In-sample and out-of-sample forecasting differ in how they evaluate a model’s performance based on the data used during training and testing. In-sample forecasting assesses a model’s accuracy using the same dataset it was trained on, while out-of-sample forecasting tests the model on new, unseen data. The distinction is critical for understanding whether a model can generalize to future observations or if it’s overfitting to historical patterns.
In-sample forecasting involves training a model on a dataset and then using that same dataset to generate predictions. For example, if you fit a linear regression model to predict monthly sales using data from 2010 to 2020, in-sample forecasts would predict sales for those same years. Metrics like R-squared or Mean Squared Error (MSE) calculated here reflect how well the model fits the training data. However, this approach risks overfitting—where a model memorizes noise or irrelevant patterns in the training data. A high in-sample accuracy doesn’t guarantee the model will perform well on new data. For instance, a complex neural network might achieve near-perfect in-sample results but fail to predict next month’s sales accurately because it’s too tailored to past trends.
Out-of-sample forecasting evaluates a model’s performance on data it hasn’t seen during training. This is typically done by splitting the dataset into a training period (e.g., 2010–2018) and a test period (e.g., 2019–2020). For time series data, the split must respect temporal order to avoid data leakage. For example, an ARIMA model trained on 2010–2018 data would forecast 2019–2020 sales, and its accuracy metrics would reflect real-world performance. Out-of-sample testing helps identify overfitting and ensures the model captures generalizable patterns. Developers often use techniques like cross-validation (though with care for time-dependent data) or holdout sets to simulate unseen conditions. This approach is closer to how models operate in production, where predictions are made for future or unknown data points.
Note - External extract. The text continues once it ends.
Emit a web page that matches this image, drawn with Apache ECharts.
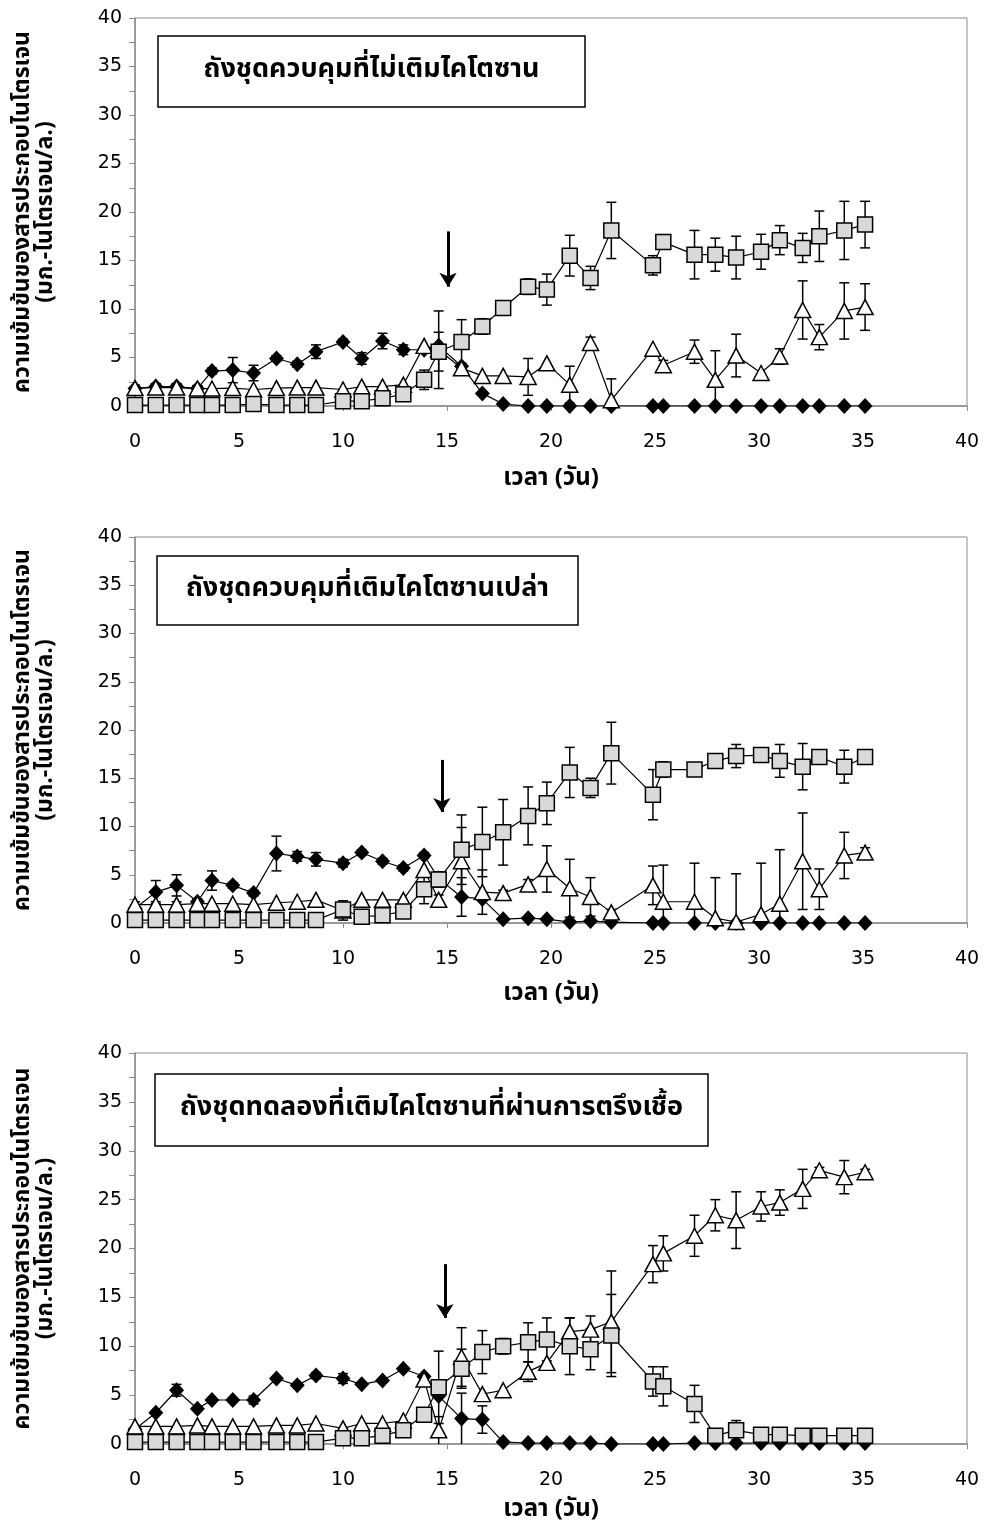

Practical Implications for Developers: Understanding this distinction is crucial for model evaluation and deployment. When building forecasting systems, developers should prioritize out-of-sample testing to validate robustness. For time series, use methods like rolling-window validation instead of random splits to preserve temporal structure. Avoid relying solely on in-sample metrics, which can be misleading. For example, a stock price model with 99% in-sample accuracy might fail catastrophically in live trading if it hasn’t been tested on unseen market regimes. Always reserve a portion of data for out-of-sample testing, and monitor performance post-deployment to detect concept drift. This ensures models remain reliable as conditions change.